The carrier is also launching new routes, bringing back 220 cabin crew and hiring 150 more as domestic travel demand continues to soar, with more than 80 per cent of the airline’s pre-pandemic domestic capacity expected to be back in place by mid-June.
Virgin Australia Group CEO, Jayne Hrdlicka, said the airline was strongly focused on its domestic recovery program, which includes delivering experiences guests love while providing great value for leisure travellers, corporates and SMEs.
“We are building a strong and disciplined business, obsessed with providing our customers the very best of Virgin Australia travel experiences,” she said.
“More aircraft means more flying, and with easing travel restrictions, there are more opportunities to further support domestic tourism and the nation’s economic recovery from COVID-19.
“Today, we are operating around 850 weekly return flights, and as we approach the June school holidays, we will add another 220 return flights per week to our schedule. By mid-June, we expect to be operating more than 80 per cent of our pre-COVID domestic capacity.
“We’re hopeful that domestic border closures will soon be a thing of the past and are continuing to see positive signs of consumer recovery. As an example of this, we’ve had multiple record-breaking sales days of half-priced fares, with more than 75 per cent of the tickets being booked for travel from May onwards.
“All of this will provide much-needed certainty for hundreds of our team members, who through no fault of their own, were required to give up their jobs because of the extraordinary impacts of the pandemic. We are thrilled to be able to welcome many of them back to Virgin Australia,” Hrdlicka said.
Alongside to 10 recalled Boeing 737s from lessors, the airline revealed the acquisition of further aircraft was under investigation.
The airline said the first three aircraft will join the airline’s mainline fleet this month while the remainder are set to progressively enter service by October.
The Company has also entered into wet lease arrangements with Alliance Airlines to operate Fokker 100 services on behalf of Virgin Australia between Brisbane-Alice Springs and Brisbane-Mt Isa from 19 April 2021.
According to the carrier, the move will allow Virgin Australia to explore more efficient ways of managing capacity and frequencies to support choice and convenience for regional customers.
Using an Airbus A320 aircraft, Virgin Australia Regional Airlines will also move to operate select services on mainline routes between Perth-Darwin, Perth-Broome and Perth-Adelaide from next month.
These arrangements will support the redeployment of the Boeing 737 aircraft to other markets, according to Virgin Australia.
Between now and the June school holidays, the airline is also set to add more than 220 return flights per week to its schedule, offering new and extended seasonal services and expanded frequencies on key business and leisure routes.
Trans-Tasman services to Queenstown are set to recommence for the school holidays on 18 September 2021.

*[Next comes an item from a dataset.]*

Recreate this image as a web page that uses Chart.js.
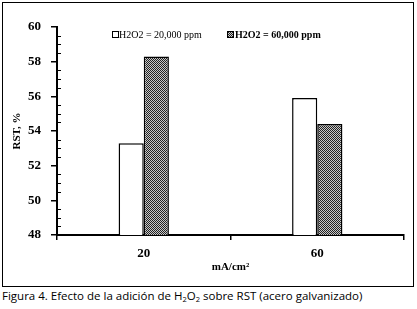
<!DOCTYPE html>
<html>
<head>
<meta charset="utf-8">
<script src="https://cdn.jsdelivr.net/npm/chart.js@4"></script>
<style>
  body { margin: 0; background: #fff; width: 417px; height: 309px; position: relative; overflow: hidden; }
  #marco { position: absolute; left: 2px; top: 2px; width: 410px; height: 283px; border: 1px solid #000; }
  #pie { position: absolute; left: 2px; top: 288px; font: 11.5px "Open Sans", sans-serif; color: #000; white-space: nowrap; }
  #pie sub { font-size: 7.5px; vertical-align: -2px; }
</style>
</head>
<body>
<div id="marco"><canvas id="grafica" width="410" height="283"></canvas></div>
<div id="pie">Figura 4. Efecto de la adición de H<sub>2</sub>O<sub>2</sub> sobre RST (acero galvanizado)</div>
<script>
/* Datos */
var categorias = ['20', '60'];
var serie20000 = [53.3, 55.9];
var serie60000 = [58.3, 54.4];
var nombres = ['H2O2 = 20,000 ppm', 'H2O2 = 60,000 ppm'];
var yMin = 48, yMax = 60;

// trama gris del segundo grupo
function trama() {
  var c = document.createElement('canvas');
  c.width = 2; c.height = 2;
  var g = c.getContext('2d');
  g.fillStyle = '#c8c8c8';
  g.fillRect(0, 0, 2, 2);
  g.fillStyle = '#222';
  g.fillRect(0, 0, 1, 1);
  g.fillRect(1, 1, 1, 1);
  return g.createPattern(c, 'repeat');
}
var patron = trama();

// leyenda y marcas menores
var extras = {
  id: 'extras',
  afterDraw: function(chart) {
    var ctx = chart.ctx;
    var y = chart.scales.y;
    ctx.save();
    ctx.strokeStyle = '#000';
    ctx.lineWidth = 1;
    for (var v = yMin; v <= yMax; v += 0.5) {
      if (v % 2 === 0) continue;
      var py = Math.round(y.getPixelForValue(v)) + 0.5;
      ctx.beginPath();
      ctx.moveTo(y.right, py);
      ctx.lineTo(y.right + 4, py);
      ctx.stroke();
    }
    // leyenda
    ctx.textBaseline = 'middle';
    ctx.fillStyle = '#000';
    ctx.strokeRect(109.5, 28.5, 6, 6);
    ctx.font = '10px "Liberation Serif", serif';
    ctx.fillText(nombres[0], 116, 32);
    ctx.fillStyle = patron;
    ctx.fillRect(224, 28, 7, 7);
    ctx.strokeRect(224.5, 28.5, 6, 6);
    ctx.fillStyle = '#000';
    ctx.font = 'bold 10px "Liberation Serif", serif';
    ctx.fillText(nombres[1], 232, 32);
    ctx.restore();
  }
};

const grafica = new Chart(document.getElementById('grafica'), {
  type: 'bar',
  data: {
    labels: categorias,
    datasets: [{
      label: nombres[0],
      data: serie20000,
      backgroundColor: '#fff',
      borderColor: '#000',
      borderWidth: 1.5
    }, {
      label: nombres[1],
      data: serie60000,
      backgroundColor: patron,
      borderColor: '#000',
      borderWidth: 1.5
    }]
  },
  options: {
    responsive: false,
    devicePixelRatio: 1,
    animation: false,
    layout: { padding: { top: 24, right: 9, left: 0, bottom: 0 } },
    datasets: { bar: { categoryPercentage: 0.29, barPercentage: 1 } },
    plugins: {
      legend: { display: false },
      tooltip: { enabled: false }
    },
    scales: {
      x: {
        afterFit: function(s) { s.height = 51; },
        border: { color: '#000', width: 2 },
        grid: { drawOnChartArea: false, color: '#000', tickLength: 5, lineWidth: 1.5 },
        ticks: { color: '#000', padding: 6, font: { family: '"Liberation Serif", serif', size: 13, weight: 'bold' } },
        title: {
          display: true,
          text: 'mA/cm²',
          color: '#000',
          padding: { top: 0, bottom: 12 },
          font: { family: '"Liberation Serif", serif', size: 11, weight: 'bold' }
        }
      },
      y: {
        min: yMin,
        max: yMax,
        afterFit: function(s) { s.width = 54; },
        border: { color: '#000', width: 2 },
        grid: { drawOnChartArea: false, color: '#000', tickLength: 6, lineWidth: 1.5 },
        ticks: { stepSize: 2, color: '#000', padding: 10, font: { family: '"Liberation Serif", serif', size: 13, weight: 'bold' } },
        title: {
          display: true,
          text: 'RST, %',
          color: '#000',
          padding: { top: 8, bottom: 0 },
          font: { family: '"Liberation Serif", serif', size: 11, weight: 'bold' }
        }
      }
    }
  },
  plugins: [extras]
});
</script>
</body>
</html>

New and extended seasonal services include:
-Melbourne – Hamilton Island (3 flights per week from 08 June to 31 October)
-Melbourne – Darwin (daily flights from 10 June to 31 October)
-Brisbane – Launceston (4 flights per week from 17 June to 25 July) – seasonal extension
-Melbourne – Ballina Byron Bay (5 flights per week from 09 June to 31 October) – seasonal extension
-Brisbane – Queenstown (4 flights per week from 18 September)
-Sydney – Queenstown (4 flights per week from 18 September)
Expanded frequencies include:
-Sydney – Perth (up to 4 flights per day by 23 May)
-Melbourne – Perth (up to 6 flights per day by 23 May)
-Sydney – Adelaide (up to 5 flights per day by 23 May)
-Melbourne – Adelaide (Up to 9 flights per day by 20 June)
-Brisbane – Adelaide (up to 5 flights per day by 20 June)
-Sydney – Gold Coast (up to 9 flights per day by 20 June)
-Melbourne – Gold Coast (up to 8 flights per day by 20 June)
-Melbourne – Sydney (up to 25 flights per day by 20 June)
-Melbourne – Brisbane (up to 13 flights per day by 20 June)
-Brisbane – Sydney (up to 15 flights per day by 20 June)
-Sunshine Coast – Melbourne (up to 3 flights per day by 20 June)
-Sunshine Coast – Sydney (up to 3 flights per day by 20 June)
-Brisbane – Townsville (up to 4 flights per day by 20 June)
-Brisbane – Mackay (up to 4 flights per day by 20 June)
Hrdlicka said ahead of the resumption of short-haul international travel beyond New Zealand, the company continues to consider relevant government and health advice around vaccination and any decisions in line with passenger and crew health and safety.